** What the task requires **
Reproduce the material word for word; the images stay out.

═════ Collected data ═════

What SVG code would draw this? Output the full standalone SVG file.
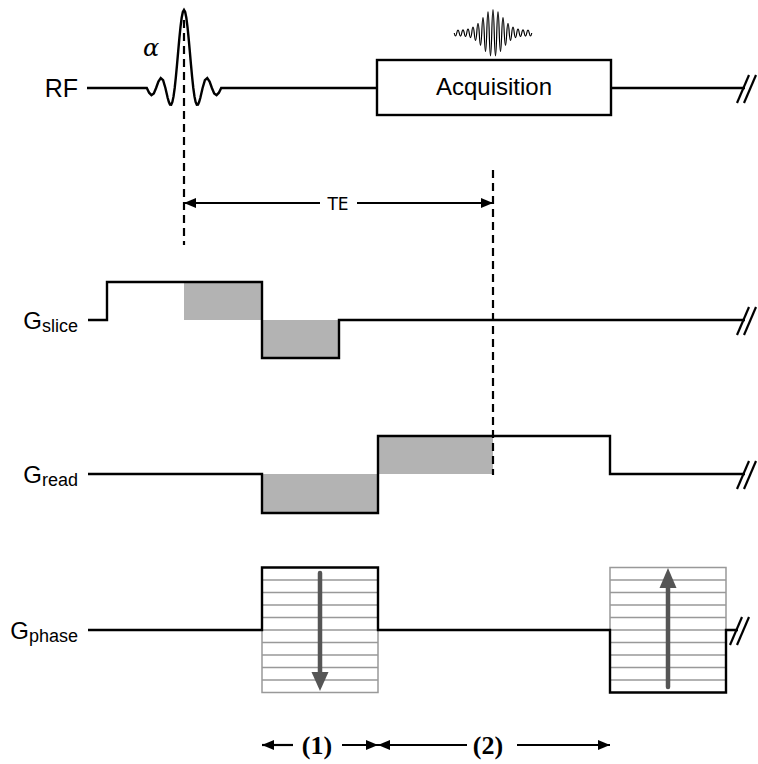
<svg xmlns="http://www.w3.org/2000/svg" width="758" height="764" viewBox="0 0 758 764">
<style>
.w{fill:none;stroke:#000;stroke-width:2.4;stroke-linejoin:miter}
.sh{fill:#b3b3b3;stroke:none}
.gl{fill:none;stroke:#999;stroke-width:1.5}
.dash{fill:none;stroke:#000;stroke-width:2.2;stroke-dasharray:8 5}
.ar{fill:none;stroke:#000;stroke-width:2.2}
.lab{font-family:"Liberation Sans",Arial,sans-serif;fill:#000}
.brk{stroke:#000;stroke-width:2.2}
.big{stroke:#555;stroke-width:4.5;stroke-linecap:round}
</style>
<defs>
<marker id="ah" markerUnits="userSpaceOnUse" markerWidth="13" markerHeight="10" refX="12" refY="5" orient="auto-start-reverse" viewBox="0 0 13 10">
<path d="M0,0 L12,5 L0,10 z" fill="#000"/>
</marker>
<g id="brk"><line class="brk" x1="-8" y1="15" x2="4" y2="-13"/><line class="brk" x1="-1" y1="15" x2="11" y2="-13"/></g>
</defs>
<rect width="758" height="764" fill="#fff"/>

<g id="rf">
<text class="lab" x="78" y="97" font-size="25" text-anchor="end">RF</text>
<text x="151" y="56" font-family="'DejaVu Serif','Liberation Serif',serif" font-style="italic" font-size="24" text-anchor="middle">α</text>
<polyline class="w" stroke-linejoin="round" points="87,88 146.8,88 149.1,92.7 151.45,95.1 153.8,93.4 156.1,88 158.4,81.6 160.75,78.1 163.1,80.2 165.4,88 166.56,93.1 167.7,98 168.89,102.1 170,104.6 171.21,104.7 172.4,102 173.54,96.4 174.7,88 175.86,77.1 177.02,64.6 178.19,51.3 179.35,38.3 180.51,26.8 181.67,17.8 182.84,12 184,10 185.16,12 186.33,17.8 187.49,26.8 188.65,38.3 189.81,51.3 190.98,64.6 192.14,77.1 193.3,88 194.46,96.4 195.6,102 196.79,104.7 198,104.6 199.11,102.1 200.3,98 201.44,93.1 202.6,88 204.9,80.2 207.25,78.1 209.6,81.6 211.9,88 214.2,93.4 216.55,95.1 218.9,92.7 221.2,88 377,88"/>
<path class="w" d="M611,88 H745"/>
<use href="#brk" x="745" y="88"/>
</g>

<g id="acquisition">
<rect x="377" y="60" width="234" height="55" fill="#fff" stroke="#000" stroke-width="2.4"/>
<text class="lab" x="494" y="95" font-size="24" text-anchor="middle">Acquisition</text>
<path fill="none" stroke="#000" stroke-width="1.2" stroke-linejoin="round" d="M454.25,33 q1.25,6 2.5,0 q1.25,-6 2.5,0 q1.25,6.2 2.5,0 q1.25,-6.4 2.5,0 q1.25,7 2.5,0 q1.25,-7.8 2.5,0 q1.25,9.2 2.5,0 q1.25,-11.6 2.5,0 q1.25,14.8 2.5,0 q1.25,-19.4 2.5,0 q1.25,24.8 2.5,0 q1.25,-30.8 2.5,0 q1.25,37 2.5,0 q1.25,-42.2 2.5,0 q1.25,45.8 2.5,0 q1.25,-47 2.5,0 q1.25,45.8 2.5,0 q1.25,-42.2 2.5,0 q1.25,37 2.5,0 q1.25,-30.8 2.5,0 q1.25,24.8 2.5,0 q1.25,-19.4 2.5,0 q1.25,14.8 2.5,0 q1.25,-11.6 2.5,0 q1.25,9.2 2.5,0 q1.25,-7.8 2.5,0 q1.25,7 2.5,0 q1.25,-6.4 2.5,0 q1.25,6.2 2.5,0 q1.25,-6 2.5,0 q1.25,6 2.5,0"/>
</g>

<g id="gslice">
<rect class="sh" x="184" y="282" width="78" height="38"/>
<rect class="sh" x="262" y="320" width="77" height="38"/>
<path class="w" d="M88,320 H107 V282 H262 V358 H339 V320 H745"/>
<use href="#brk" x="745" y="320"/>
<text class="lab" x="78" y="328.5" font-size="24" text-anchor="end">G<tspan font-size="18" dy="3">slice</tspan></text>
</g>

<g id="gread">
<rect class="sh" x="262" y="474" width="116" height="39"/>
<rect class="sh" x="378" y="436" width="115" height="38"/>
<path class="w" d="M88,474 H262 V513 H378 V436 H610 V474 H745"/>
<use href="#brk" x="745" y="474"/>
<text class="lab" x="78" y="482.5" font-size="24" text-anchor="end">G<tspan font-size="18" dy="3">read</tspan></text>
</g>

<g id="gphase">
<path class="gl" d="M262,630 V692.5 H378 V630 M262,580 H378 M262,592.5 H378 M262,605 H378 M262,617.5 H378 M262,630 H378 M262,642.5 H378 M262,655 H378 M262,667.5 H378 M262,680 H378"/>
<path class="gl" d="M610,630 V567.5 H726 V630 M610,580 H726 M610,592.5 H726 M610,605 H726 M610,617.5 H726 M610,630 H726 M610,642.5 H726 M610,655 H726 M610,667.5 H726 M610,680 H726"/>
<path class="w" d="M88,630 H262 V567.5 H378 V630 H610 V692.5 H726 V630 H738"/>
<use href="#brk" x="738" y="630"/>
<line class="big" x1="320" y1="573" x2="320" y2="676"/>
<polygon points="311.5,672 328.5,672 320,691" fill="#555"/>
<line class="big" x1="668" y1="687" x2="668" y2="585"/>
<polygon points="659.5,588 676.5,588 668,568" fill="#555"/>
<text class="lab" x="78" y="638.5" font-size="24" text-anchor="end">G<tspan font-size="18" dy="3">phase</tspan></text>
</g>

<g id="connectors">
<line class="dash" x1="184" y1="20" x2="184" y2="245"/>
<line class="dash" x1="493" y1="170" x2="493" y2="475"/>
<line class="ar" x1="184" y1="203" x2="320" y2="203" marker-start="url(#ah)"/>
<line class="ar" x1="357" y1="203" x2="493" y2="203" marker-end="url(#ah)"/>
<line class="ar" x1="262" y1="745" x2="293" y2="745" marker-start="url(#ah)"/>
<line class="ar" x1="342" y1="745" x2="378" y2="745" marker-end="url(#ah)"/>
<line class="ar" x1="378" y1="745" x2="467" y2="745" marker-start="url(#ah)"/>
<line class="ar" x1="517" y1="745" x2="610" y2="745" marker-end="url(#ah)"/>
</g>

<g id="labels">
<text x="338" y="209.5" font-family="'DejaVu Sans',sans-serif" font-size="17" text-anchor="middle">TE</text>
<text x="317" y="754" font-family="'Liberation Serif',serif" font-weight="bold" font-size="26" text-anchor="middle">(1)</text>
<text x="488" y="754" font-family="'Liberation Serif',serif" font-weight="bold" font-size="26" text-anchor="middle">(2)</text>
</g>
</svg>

═════

** Correct output **
What SVG code would draw this? Output the full standalone SVG file.
<svg xmlns="http://www.w3.org/2000/svg" width="758" height="764" viewBox="0 0 758 764">
<style>
.w{fill:none;stroke:#000;stroke-width:2.4;stroke-linejoin:miter}
.sh{fill:#b3b3b3;stroke:none}
.gl{fill:none;stroke:#999;stroke-width:1.5}
.dash{fill:none;stroke:#000;stroke-width:2.2;stroke-dasharray:8 5}
.ar{fill:none;stroke:#000;stroke-width:2.2}
.lab{font-family:"Liberation Sans",Arial,sans-serif;fill:#000}
.brk{stroke:#000;stroke-width:2.2}
.big{stroke:#555;stroke-width:4.5;stroke-linecap:round}
</style>
<defs>
<marker id="ah" markerUnits="userSpaceOnUse" markerWidth="13" markerHeight="10" refX="12" refY="5" orient="auto-start-reverse" viewBox="0 0 13 10">
<path d="M0,0 L12,5 L0,10 z" fill="#000"/>
</marker>
<g id="brk"><line class="brk" x1="-8" y1="15" x2="4" y2="-13"/><line class="brk" x1="-1" y1="15" x2="11" y2="-13"/></g>
</defs>
<rect width="758" height="764" fill="#fff"/>

<g id="rf">
<text class="lab" x="78" y="97" font-size="25" text-anchor="end">RF</text>
<text x="151" y="56" font-family="'DejaVu Serif','Liberation Serif',serif" font-style="italic" font-size="24" text-anchor="middle">α</text>
<polyline class="w" stroke-linejoin="round" points="87,88 146.8,88 149.1,92.7 151.45,95.1 153.8,93.4 156.1,88 158.4,81.6 160.75,78.1 163.1,80.2 165.4,88 166.56,93.1 167.7,98 168.89,102.1 170,104.6 171.21,104.7 172.4,102 173.54,96.4 174.7,88 175.86,77.1 177.02,64.6 178.19,51.3 179.35,38.3 180.51,26.8 181.67,17.8 182.84,12 184,10 185.16,12 186.33,17.8 187.49,26.8 188.65,38.3 189.81,51.3 190.98,64.6 192.14,77.1 193.3,88 194.46,96.4 195.6,102 196.79,104.7 198,104.6 199.11,102.1 200.3,98 201.44,93.1 202.6,88 204.9,80.2 207.25,78.1 209.6,81.6 211.9,88 214.2,93.4 216.55,95.1 218.9,92.7 221.2,88 377,88"/>
<path class="w" d="M611,88 H745"/>
<use href="#brk" x="745" y="88"/>
</g>

<g id="acquisition">
<rect x="377" y="60" width="234" height="55" fill="#fff" stroke="#000" stroke-width="2.4"/>
<text class="lab" x="494" y="95" font-size="24" text-anchor="middle">Acquisition</text>
<path fill="none" stroke="#000" stroke-width="1.2" stroke-linejoin="round" d="M454.25,33 q1.25,6 2.5,0 q1.25,-6 2.5,0 q1.25,6.2 2.5,0 q1.25,-6.4 2.5,0 q1.25,7 2.5,0 q1.25,-7.8 2.5,0 q1.25,9.2 2.5,0 q1.25,-11.6 2.5,0 q1.25,14.8 2.5,0 q1.25,-19.4 2.5,0 q1.25,24.8 2.5,0 q1.25,-30.8 2.5,0 q1.25,37 2.5,0 q1.25,-42.2 2.5,0 q1.25,45.8 2.5,0 q1.25,-47 2.5,0 q1.25,45.8 2.5,0 q1.25,-42.2 2.5,0 q1.25,37 2.5,0 q1.25,-30.8 2.5,0 q1.25,24.8 2.5,0 q1.25,-19.4 2.5,0 q1.25,14.8 2.5,0 q1.25,-11.6 2.5,0 q1.25,9.2 2.5,0 q1.25,-7.8 2.5,0 q1.25,7 2.5,0 q1.25,-6.4 2.5,0 q1.25,6.2 2.5,0 q1.25,-6 2.5,0 q1.25,6 2.5,0"/>
</g>

<g id="gslice">
<rect class="sh" x="184" y="282" width="78" height="38"/>
<rect class="sh" x="262" y="320" width="77" height="38"/>
<path class="w" d="M88,320 H107 V282 H262 V358 H339 V320 H745"/>
<use href="#brk" x="745" y="320"/>
<text class="lab" x="78" y="328.5" font-size="24" text-anchor="end">G<tspan font-size="18" dy="3">slice</tspan></text>
</g>

<g id="gread">
<rect class="sh" x="262" y="474" width="116" height="39"/>
<rect class="sh" x="378" y="436" width="115" height="38"/>
<path class="w" d="M88,474 H262 V513 H378 V436 H610 V474 H745"/>
<use href="#brk" x="745" y="474"/>
<text class="lab" x="78" y="482.5" font-size="24" text-anchor="end">G<tspan font-size="18" dy="3">read</tspan></text>
</g>

<g id="gphase">
<path class="gl" d="M262,630 V692.5 H378 V630 M262,580 H378 M262,592.5 H378 M262,605 H378 M262,617.5 H378 M262,630 H378 M262,642.5 H378 M262,655 H378 M262,667.5 H378 M262,680 H378"/>
<path class="gl" d="M610,630 V567.5 H726 V630 M610,580 H726 M610,592.5 H726 M610,605 H726 M610,617.5 H726 M610,630 H726 M610,642.5 H726 M610,655 H726 M610,667.5 H726 M610,680 H726"/>
<path class="w" d="M88,630 H262 V567.5 H378 V630 H610 V692.5 H726 V630 H738"/>
<use href="#brk" x="738" y="630"/>
<line class="big" x1="320" y1="573" x2="320" y2="676"/>
<polygon points="311.5,672 328.5,672 320,691" fill="#555"/>
<line class="big" x1="668" y1="687" x2="668" y2="585"/>
<polygon points="659.5,588 676.5,588 668,568" fill="#555"/>
<text class="lab" x="78" y="638.5" font-size="24" text-anchor="end">G<tspan font-size="18" dy="3">phase</tspan></text>
</g>

<g id="connectors">
<line class="dash" x1="184" y1="20" x2="184" y2="245"/>
<line class="dash" x1="493" y1="170" x2="493" y2="475"/>
<line class="ar" x1="184" y1="203" x2="320" y2="203" marker-start="url(#ah)"/>
<line class="ar" x1="357" y1="203" x2="493" y2="203" marker-end="url(#ah)"/>
<line class="ar" x1="262" y1="745" x2="293" y2="745" marker-start="url(#ah)"/>
<line class="ar" x1="342" y1="745" x2="378" y2="745" marker-end="url(#ah)"/>
<line class="ar" x1="378" y1="745" x2="467" y2="745" marker-start="url(#ah)"/>
<line class="ar" x1="517" y1="745" x2="610" y2="745" marker-end="url(#ah)"/>
</g>

<g id="labels">
<text x="338" y="209.5" font-family="'DejaVu Sans',sans-serif" font-size="17" text-anchor="middle">TE</text>
<text x="317" y="754" font-family="'Liberation Serif',serif" font-weight="bold" font-size="26" text-anchor="middle">(1)</text>
<text x="488" y="754" font-family="'Liberation Serif',serif" font-weight="bold" font-size="26" text-anchor="middle">(2)</text>
</g>
</svg>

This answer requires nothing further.